DATA:
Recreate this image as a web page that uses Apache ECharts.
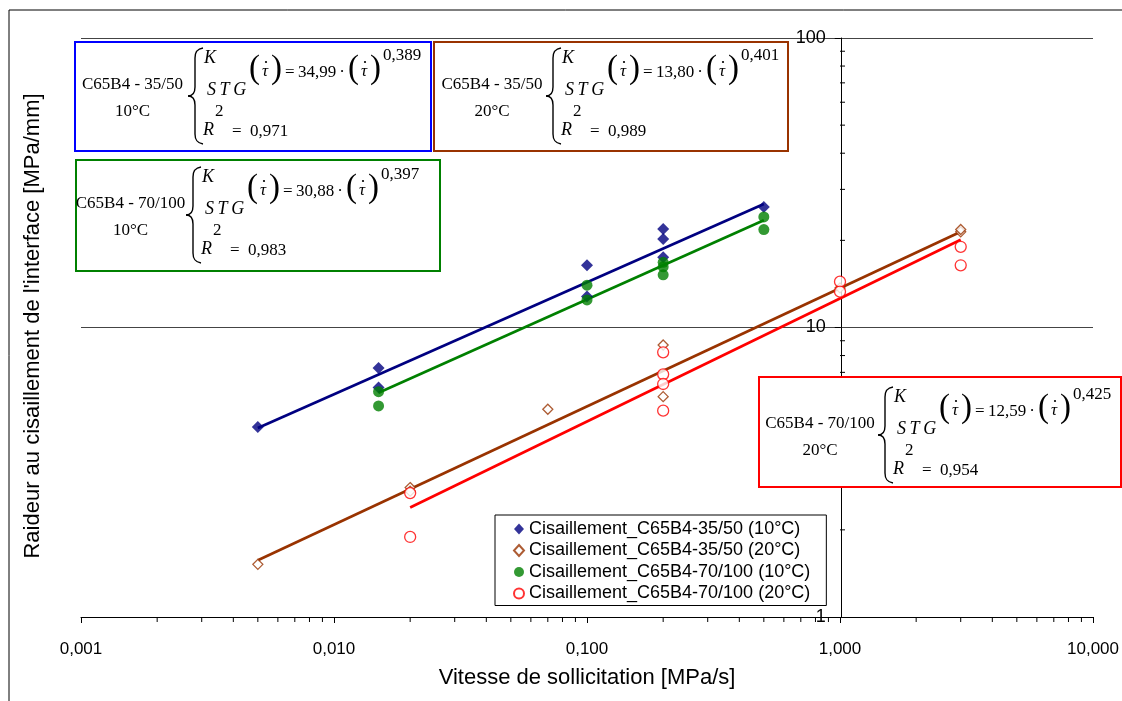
<!DOCTYPE html>
<html><head><meta charset="utf-8">
<script src="https://cdn.jsdelivr.net/npm/echarts@6/dist/echarts.min.js"></script>
<style>html,body{margin:0;padding:0;background:#fff}#c{width:1122px;height:701px}</style>
</head><body><div id="c"></div>
<script>
// ---- data ----
const seriesNames = [
  'Cisaillement_C65B4-35/50 (10°C)',
  'Cisaillement_C65B4-35/50 (20°C)',
  'Cisaillement_C65B4-70/100 (10°C)',
  'Cisaillement_C65B4-70/100 (20°C)'
];
const x_35_10 = [0.005, 0.015, 0.015, 0.1, 0.1, 0.2, 0.2, 0.2, 0.5];
const y_35_10 = [4.53, 7.25, 6.2, 16.4, 12.8, 21.9, 20.2, 17.5, 26.1];
const x_35_20 = [0.005, 0.02, 0.02, 0.07, 0.2, 0.2, 1, 3, 3];
const y_35_20 = [1.52, 2.80, 2.72, 5.22, 8.70, 5.77, 13.7, 21.4, 21.8];
const x_70_10 = [0.015, 0.015, 0.1, 0.1, 0.2, 0.2, 0.2, 0.5, 0.5];
const y_70_10 = [6.0, 5.36, 14.0, 12.45, 16.8, 16.2, 15.2, 24.1, 21.8];
const x_70_20 = [0.02, 0.02, 0.2, 0.2, 0.2, 0.2, 1, 1, 3, 3];
const y_70_20 = [2.68, 1.89, 8.21, 6.89, 6.38, 5.16, 14.4, 13.3, 19.0, 16.4];
// trend line end points
const fit_35_10_x = [0.005, 0.5],  fit_35_10_y = [4.5, 26.7];
const fit_35_20_x = [0.005, 3],    fit_35_20_y = [1.57, 21.4];
const fit_70_10_x = [0.015, 0.5],  fit_70_10_y = [5.95, 23.45];
const fit_70_20_x = [0.02, 3],     fit_70_20_y = [2.39, 20.1];
// equations text
const eqLabels = [['C65B4 - 35/50', '10°C'], ['C65B4 - 35/50', '20°C'], ['C65B4 - 70/100', '10°C'], ['C65B4 - 70/100', '20°C']];
const eqCoef = ['34,99', '13,80', '30,88', '12,59'];
const eqExp = ['0,389', '0,401', '0,397', '0,425'];
const eqR2 = ['0,971', '0,989', '0,983', '0,954'];
// axis ticks
const xTicks = [0.001, 0.01, 0.1, 1, 10];
const yTicks = [1, 10, 100];
const minorMult = [2, 3, 4, 5, 6, 7, 8, 9];
const xMinor = [];
[0.001, 0.01, 0.1, 1].forEach(d => minorMult.forEach(m => xMinor.push(+(d * m).toPrecision(3))));
const yMinor = [];
[1, 10].forEach(d => minorMult.forEach(m => yMinor.push(d * m)));

const zip = (a, b) => a.map((v, i) => [v, b[i]]);

const colors = ['#000080', '#993300', '#008000', '#FF0000'];
const SERIF = '"Liberation Serif", "Times New Roman", serif';
const SANS = '"Liberation Sans", Arial, sans-serif';

// ---- equation boxes (annotations) ----
const boxes = [
  {r: [75, 42, 356, 109], c: '#0000FF', bx: 187, by: 48, lx: 132.5},
  {r: [434, 42, 354, 109], c: '#993300', bx: 545, by: 48, lx: 492},
  {r: [76, 160, 364, 111], c: '#008000', bx: 185, by: 167, lx: 130.5},
  {r: [759, 377, 362, 110], c: '#FF0000', bx: 877, by: 387, lx: 820}
];
function txt(x, y, s, size, opt) {
  opt = opt || {};
  return {type: 'text', x: x, y: y, z: 100,
    style: {text: s, font: (opt.italic ? 'italic ' : '') + size + 'px ' + SERIF, fill: '#000',
      textAlign: opt.align || 'left', textVerticalAlign: 'middle', verticalAlign: 'middle'}};
}
function bez(bx, by, a) {
  return {type: 'bezierCurve', z: 100,
    shape: {x1: bx + a[0], y1: by + a[1], cpx1: bx + a[2], cpy1: by + a[3], cpx2: bx + a[4], cpy2: by + a[5], x2: bx + a[6], y2: by + a[7]},
    style: {fill: null, stroke: '#000', lineWidth: 1.4}};
}
function seg(bx, by, a) {
  return {type: 'line', z: 100, shape: {x1: bx + a[0], y1: by + a[1], x2: bx + a[2], y2: by + a[3]},
    style: {stroke: '#000', lineWidth: 1.4}};
}
const graphics = [];
boxes.forEach((b, i) => {
  const bx = b.bx, by = b.by;
  graphics.push({type: 'rect', z: 99, shape: {x: b.r[0], y: b.r[1], width: b.r[2], height: b.r[3]},
    style: {fill: '#fff', stroke: b.c, lineWidth: 2}});
  graphics.push(txt(b.lx, by + 37, eqLabels[i][0], 17, {align: 'center'}));
  graphics.push(txt(b.lx, by + 64, eqLabels[i][1], 17, {align: 'center'}));
  // curly brace
  graphics.push(bez(bx, by, [16, 0, 10, 1, 8, 4, 8, 10]));
  graphics.push(seg(bx, by, [8, 10, 8, 39]));
  graphics.push(bez(bx, by, [8, 39, 8, 45, 6, 48, 1, 48]));
  graphics.push(bez(bx, by, [1, 48, 6, 48, 8, 51, 8, 57]));
  graphics.push(seg(bx, by, [8, 57, 8, 86]));
  graphics.push(bez(bx, by, [8, 86, 8, 92, 10, 95, 16, 96]));
  graphics.push(txt(bx + 17, by + 10, 'K', 18, {italic: true}));
  graphics.push(txt(bx + 20, by + 42, 'S\u2009T\u2009G', 18, {italic: true}));
  [[62, 84], [161, 183]].forEach(p => {
    graphics.push(txt(bx + p[0], by + 21, '(', 33));
    graphics.push(txt(bx + (p[0] + p[1]) / 2 + 5, by + 24, 'τ', 17, {italic: true, align: 'center'}));
    graphics.push({type: 'circle', z: 100, shape: {cx: bx + (p[0] + p[1]) / 2 + 6, cy: by + 14, r: 1.1}, style: {fill: '#000'}});
    graphics.push(txt(bx + p[1], by + 21, ')', 33));
  });
  graphics.push(txt(bx + 98, by + 25, '=', 17));
  graphics.push(txt(bx + 111, by + 25, eqCoef[i], 17));
  graphics.push(txt(bx + 155, by + 25, '·', 17, {align: 'center'}));
  graphics.push(txt(bx + 196, by + 8, eqExp[i], 17));
  graphics.push(txt(bx + 16, by + 82, 'R', 18, {italic: true}));
  graphics.push(txt(bx + 28, by + 64, '2', 17));
  graphics.push(txt(bx + 45, by + 84, '=  ' + eqR2[i], 17));
});
// outer frame (left & top edges visible)
graphics.push({type: 'polyline', z: 1, shape: {points: [[9, 701], [9, 10], [1122, 10]]}, style: {stroke: '#000', lineWidth: 1, fill: null}});
// y axis name
graphics.push({type: 'text', x: 33, y: 326, rotation: Math.PI / 2, z: 10,
  style: {text: "Raideur au cisaillement de l'interface [MPa/mm]", font: '22px ' + SANS, fill: '#000',
    textAlign: 'center', textVerticalAlign: 'middle', verticalAlign: 'middle'}});

const chart = echarts.init(document.getElementById('c'), null, {renderer: 'canvas'});
const scatterStyles = [
  {symbol: 'diamond', size: 12, itemStyle: {color: '#000080'}},
  {symbol: 'diamond', size: 10, itemStyle: {color: '#fff', borderColor: '#993300', borderWidth: 1.3}},
  {symbol: 'circle', size: 11, itemStyle: {color: '#008000'}},
  {symbol: 'circle', size: 11, itemStyle: {color: '#fff', borderColor: '#FF0000', borderWidth: 1.3}}
];
const pts = [zip(x_35_10, y_35_10), zip(x_35_20, y_35_20), zip(x_70_10, y_70_10), zip(x_70_20, y_70_20)];
const fits = [zip(fit_35_10_x, fit_35_10_y), zip(fit_35_20_x, fit_35_20_y), zip(fit_70_10_x, fit_70_10_y), zip(fit_70_20_x, fit_70_20_y)];
const series = [];
fits.forEach((f, i) => series.push({type: 'line', name: 'fit' + i, data: f, symbol: 'none', z: 3,
  lineStyle: {color: colors[i], width: 2.7}, itemStyle: {color: colors[i]}, silent: true, animation: false}));
pts.forEach((p, i) => series.push({type: 'scatter', name: seriesNames[i], data: p, z: 4,
  symbol: scatterStyles[i].symbol, symbolSize: scatterStyles[i].size, itemStyle: scatterStyles[i].itemStyle, animation: false}));
series.push({type: 'custom', name: 'xminor', data: xMinor.map(v => [v, 1]), clip: false, silent: true, z: 5, animation: false,
  renderItem: (params, api) => { const p = api.coord([api.value(0), api.value(1)]);
    return {type: 'line', shape: {x1: p[0], y1: p[1], x2: p[0], y2: p[1] + 5}, style: {stroke: '#000', lineWidth: 1}}; }});
series.push({type: 'custom', name: 'yminor', data: yMinor.map(v => [1, v]), clip: false, silent: true, z: 5, animation: false,
  renderItem: (params, api) => { const p = api.coord([api.value(0), api.value(1)]);
    return {type: 'line', shape: {x1: p[0], y1: p[1], x2: p[0] + 5, y2: p[1]}, style: {stroke: '#000', lineWidth: 1}}; }});

chart.setOption({
  animation: false,
  backgroundColor: '#fff',
  grid: {left: 81, right: 28, top: 38, bottom: 84, containLabel: false},
  xAxis: {type: 'log', logBase: 10, min: xTicks[0], max: xTicks[xTicks.length - 1], splitNumber: 4,
    name: 'Vitesse de sollicitation [MPa/s]', nameLocation: 'middle', nameGap: 61,
    nameTextStyle: {fontFamily: SANS, fontSize: 22, color: '#000', verticalAlign: 'middle'},
    axisLine: {show: true, lineStyle: {color: '#000', width: 1}},
    axisTick: {show: true, length: 6, lineStyle: {color: '#000'}},
    axisLabel: {margin: 24, fontFamily: SANS, fontSize: 17, color: '#000',
      formatter: v => Number(v).toFixed(3).replace('.', ',')},
    splitLine: {show: false}},
  yAxis: {type: 'log', logBase: 10, min: yTicks[0], max: yTicks[yTicks.length - 1], splitNumber: 2,
    position: 'left', offset: -759.75,
    axisLine: {show: true, lineStyle: {color: '#000', width: 1}},
    axisTick: {show: true, length: 6, lineStyle: {color: '#000'}},
    axisLabel: {margin: 15, fontFamily: SANS, fontSize: 18, color: '#000',
      formatter: v => String(Math.round(v))},
    splitLine: {show: true, lineStyle: {color: '#444', width: 1}}},
  legend: {data: seriesNames, orient: 'vertical', left: 495, top: 515,
    backgroundColor: '#fff', borderColor: '#000', borderWidth: 1, borderRadius: 0,
    padding: [4, 16, 2, 18], itemGap: 1.5, itemWidth: 10, itemHeight: 11,
    textStyle: {fontFamily: SANS, fontSize: 18, color: '#000', lineHeight: 20}, z: 20},
  series: series,
  graphic: {elements: graphics}
});
</script></body></html>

CHALLENGE: Pictures stay out. Repeat only the lines from the beginning of the data through the line that has "const zip = (a, b)".

ANSWER:
Recreate this image as a web page that uses Apache ECharts.
<!DOCTYPE html>
<html><head><meta charset="utf-8">
<script src="https://cdn.jsdelivr.net/npm/echarts@6/dist/echarts.min.js"></script>
<style>html,body{margin:0;padding:0;background:#fff}#c{width:1122px;height:701px}</style>
</head><body><div id="c"></div>
<script>
// ---- data ----
const seriesNames = [
  'Cisaillement_C65B4-35/50 (10°C)',
  'Cisaillement_C65B4-35/50 (20°C)',
  'Cisaillement_C65B4-70/100 (10°C)',
  'Cisaillement_C65B4-70/100 (20°C)'
];
const x_35_10 = [0.005, 0.015, 0.015, 0.1, 0.1, 0.2, 0.2, 0.2, 0.5];
const y_35_10 = [4.53, 7.25, 6.2, 16.4, 12.8, 21.9, 20.2, 17.5, 26.1];
const x_35_20 = [0.005, 0.02, 0.02, 0.07, 0.2, 0.2, 1, 3, 3];
const y_35_20 = [1.52, 2.80, 2.72, 5.22, 8.70, 5.77, 13.7, 21.4, 21.8];
const x_70_10 = [0.015, 0.015, 0.1, 0.1, 0.2, 0.2, 0.2, 0.5, 0.5];
const y_70_10 = [6.0, 5.36, 14.0, 12.45, 16.8, 16.2, 15.2, 24.1, 21.8];
const x_70_20 = [0.02, 0.02, 0.2, 0.2, 0.2, 0.2, 1, 1, 3, 3];
const y_70_20 = [2.68, 1.89, 8.21, 6.89, 6.38, 5.16, 14.4, 13.3, 19.0, 16.4];
// trend line end points
const fit_35_10_x = [0.005, 0.5],  fit_35_10_y = [4.5, 26.7];
const fit_35_20_x = [0.005, 3],    fit_35_20_y = [1.57, 21.4];
const fit_70_10_x = [0.015, 0.5],  fit_70_10_y = [5.95, 23.45];
const fit_70_20_x = [0.02, 3],     fit_70_20_y = [2.39, 20.1];
// equations text
const eqLabels = [['C65B4 - 35/50', '10°C'], ['C65B4 - 35/50', '20°C'], ['C65B4 - 70/100', '10°C'], ['C65B4 - 70/100', '20°C']];
const eqCoef = ['34,99', '13,80', '30,88', '12,59'];
const eqExp = ['0,389', '0,401', '0,397', '0,425'];
const eqR2 = ['0,971', '0,989', '0,983', '0,954'];
// axis ticks
const xTicks = [0.001, 0.01, 0.1, 1, 10];
const yTicks = [1, 10, 100];
const minorMult = [2, 3, 4, 5, 6, 7, 8, 9];
const xMinor = [];
[0.001, 0.01, 0.1, 1].forEach(d => minorMult.forEach(m => xMinor.push(+(d * m).toPrecision(3))));
const yMinor = [];
[1, 10].forEach(d => minorMult.forEach(m => yMinor.push(d * m)));

const zip = (a, b) => a.map((v, i) => [v, b[i]]);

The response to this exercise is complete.